It turns out, macro-influencers in Singapore commit the highest rate of Instagram fraud at 56 percent.

Nano-influencers (having 1,000 to 5,000 followers) were the least involved in cheating their numbers at a mere 38 percent.

With Instagram hiding likes, how will “influencers” measure their influence?

To easily attract brands and advertisers, some influencers cheat by artificially boosting their statistics through the following methods:

  • Buying followers,
  • Using the “Follow/Unfollow” trick
  • Buying likes and comments,
  • Buying story views,
  • Using “Comment Pods”

“Follow/Unfollow” refers to a strategy where influencers automate a “mass-following” on users hoping for some to follow back. The influencer will then unfollow the users once they get what they need.

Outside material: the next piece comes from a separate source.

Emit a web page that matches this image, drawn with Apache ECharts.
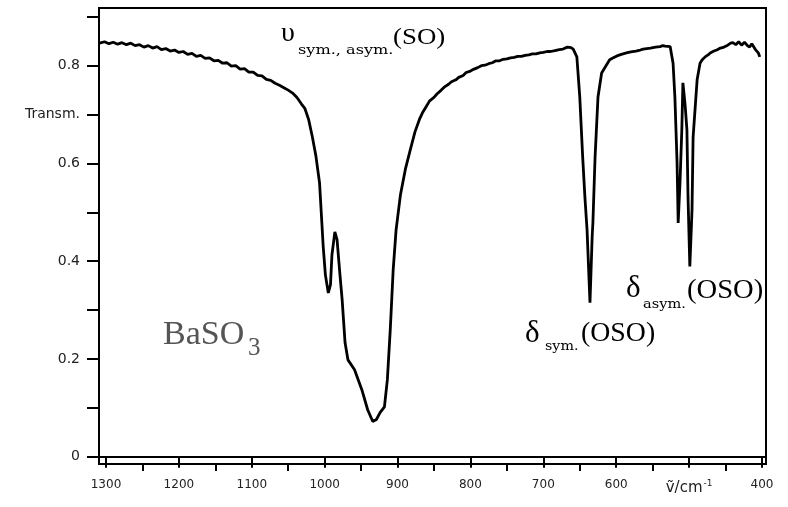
<!DOCTYPE html>
<html>
<head>
<meta charset="utf-8">
<script src="https://cdn.jsdelivr.net/npm/echarts@6/dist/echarts.min.js"></script>
<style>html,body{margin:0;padding:0;background:#fff;}#c{width:788px;height:507px;}</style>
</head>
<body>
<div id="c"></div>
<script>
// Wavenumbers (cm^-1) and transmittance
const wavenumber = [1309,1302,1296,1290,1284,1278,1272,1266,1260,1254,1248,1242,1236,1230,1224,1218,1212,1206,1200,1194,1188,1182,1176,1170,1164,1158,1152,1146,1140,1134,1128,1122,1116,1110,1104,1098,1092,1086,1080,1074,1068,1062,1056,1050,1044,1038,1032,1027,1022,1017,1012,1007,1002,999,995,992,990,986,983,979,976,972,968,959,949,941,934,929,924,918,914,910,906,902,896,889,883,876,870,866,860,856,850,846,840,836,830,826,820,816,810,806,800,795,790,785,780,775,770,765,760,755,750,745,740,735,730,725,720,715,710,705,700,695,690,684,678,673,667,662,659,654,650,646,643,640,636,633,632,629,625,620,614,609,604,599,593,586,580,573,567,563,558,553,546,540,536,533,526,522,519.5,516.5,515,512.5,510,508.5,505.5,503,501.5,499,496,494.5,489,485,482,478,474,471,466,462,457,452,447,443,440,436,432,428,424,420,417,414,412,409,407,405,403];
const transmittance = [0.846,0.849,0.845,0.848,0.844,0.847,0.843,0.846,0.841,0.843,0.838,0.841,0.836,0.839,0.833,0.835,0.830,0.832,0.827,0.829,0.823,0.825,0.819,0.821,0.815,0.816,0.810,0.811,0.805,0.806,0.799,0.800,0.793,0.794,0.787,0.787,0.780,0.779,0.772,0.770,0.764,0.760,0.755,0.750,0.744,0.735,0.722,0.712,0.690,0.655,0.615,0.560,0.430,0.372,0.335,0.352,0.413,0.460,0.444,0.372,0.321,0.233,0.198,0.178,0.137,0.096,0.072,0.076,0.090,0.102,0.157,0.260,0.382,0.464,0.536,0.590,0.625,0.665,0.690,0.703,0.718,0.728,0.735,0.742,0.750,0.756,0.762,0.767,0.771,0.776,0.780,0.786,0.789,0.793,0.796,0.800,0.801,0.804,0.806,0.810,0.810,0.813,0.814,0.816,0.817,0.819,0.819,0.821,0.822,0.824,0.824,0.826,0.827,0.829,0.829,0.831,0.833,0.834,0.838,0.837,0.834,0.818,0.736,0.613,0.532,0.464,0.315,0.450,0.478,0.613,0.736,0.785,0.800,0.812,0.816,0.820,0.823,0.826,0.828,0.830,0.832,0.834,0.835,0.836,0.838,0.839,0.841,0.840,0.839,0.805,0.736,0.601,0.478,0.560,0.669,0.765,0.720,0.669,0.532,0.389,0.505,0.654,0.771,0.805,0.812,0.818,0.822,0.826,0.830,0.832,0.836,0.838,0.842,0.846,0.847,0.843,0.849,0.842,0.848,0.841,0.838,0.845,0.842,0.833,0.837,0.826,0.818];
const xMajorTicks = [400,500,600,700,800,900,1000,1100,1200,1300];
const xMinorTicks = [450,550,650,750,850,950,1050,1150,1250];
const yTicks = [0,0.1,0.2,0.3,0.4,0.5,0.6,0.7,0.8,0.9];
const yLabels = [0,0.2,0.4,0.6,0.7,0.8];

const chart = echarts.init(document.getElementById('c'));
const X_MIN = 394.5, X_MAX = 1309.6;
function txt(x, y, text, size, family, opts) {
  opts = opts || {};
  return {
    type:'text', x:x, y:y, scaleX: opts.sx || 1, z: 100,
    style:{text:text, font: (opts.weight ? opts.weight + ' ' : '') + size + 'px "' + family + '"', fill: opts.fill || '#000',
      textAlign:'left', textVerticalAlign:'middle', align:'left', verticalAlign:'middle'}
  };
}
chart.setOption({
  animation:false,
  backgroundColor:'#fff',
  grid:{left:99, right:22, top:8, bottom:43, show:true, borderColor:'#000', borderWidth:2, backgroundColor:'transparent'},
  xAxis:[{
    type:'value', inverse:true, min:X_MIN, max:X_MAX, position:'bottom',
    axisLine:{show:true, lineStyle:{color:'#000', width:2}},
    axisTick:{show:true, customValues:xMajorTicks, length:11, lineStyle:{color:'#000', width:2}},
    axisLabel:{show:true, customValues:xMajorTicks, margin:15, fontFamily:'DejaVu Sans', fontSize:12, color:'#222',
      formatter:function(v){ return v === 500 ? '{a|ṽ/cm}{s|-1}' : String(v); },
      rich:{a:{fontFamily:'DejaVu Sans', fontSize:15, color:'#222'}, s:{fontFamily:'DejaVu Sans', fontSize:9, color:'#222', verticalAlign:'top', padding:[0,0,9,1]}}},
    splitLine:{show:false}
  },{
    type:'value', inverse:true, min:X_MIN, max:X_MAX, position:'bottom',
    axisLine:{show:false},
    axisTick:{show:true, customValues:xMinorTicks, length:7, lineStyle:{color:'#000', width:2}},
    axisLabel:{show:false}, splitLine:{show:false}
  }],
  yAxis:{
    type:'value', min:-0.015, max:0.918,
    axisLine:{show:true, lineStyle:{color:'#000', width:2}},
    axisTick:{show:true, customValues:yTicks, length:12, lineStyle:{color:'#000', width:2}},
    axisLabel:{show:true, customValues:yLabels, margin:19, fontFamily:'DejaVu Sans', fontSize:14, color:'#222',
      formatter:function(v){ if (Math.abs(v-0.7)<1e-6) return 'Transm.'; if (Math.abs(v)<1e-9) return '0'; return v.toFixed(1); }},
    splitLine:{show:false}
  },
  series:[{
    type:'line', xAxisIndex:0, showSymbol:false, smooth:false,
    lineStyle:{color:'#000', width:2.8}, itemStyle:{color:'#000'},
    data: wavenumber.map(function(w,i){ return [w, transmittance[i]]; })
  }],
  graphic:[
    txt(281, 33.5, 'υ', 28, 'Liberation Serif'),
    txt(298, 50.5, 'sym., asym.', 13, 'DejaVu Serif', {sx:1.24}),
    txt(393, 38, '(SO)', 24, 'Liberation Serif', {sx:1.12}),
    txt(163, 335.5, 'BaSO', 34, 'Liberation Serif', {fill:'#555'}),
    txt(248, 348.5, '3', 25, 'Liberation Serif', {fill:'#555'}),
    txt(626, 289, 'δ', 31, 'Liberation Serif'),
    txt(643, 304.5, 'asym.', 13, 'DejaVu Serif', {sx:1.12}),
    txt(687, 291, '(OSO)', 27, 'Liberation Serif', {sx:1.06}),
    txt(525, 334, 'δ', 31, 'Liberation Serif'),
    txt(545, 346.5, 'sym.', 13, 'DejaVu Serif', {sx:1.1}),
    txt(581, 334, '(OSO)', 27, 'Liberation Serif', {sx:1.03})
  ]
});
</script>
</body>
</html>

Comment Pods are social media or chat groups set up by the bloggers and influencers in order to mutually enhance likes and comments engagement on  their pages. They are usually the same group of users that comment on each other’s posts in similar ways.

HypeAuditor identified suspiciously inauthentic comments with the following characteristics:

  • Consist of emojis only or words like: wow, cool, fantastic etc.
  • Are monosyllabically simple and irrelevant,
  • Consist of the mention of another account only.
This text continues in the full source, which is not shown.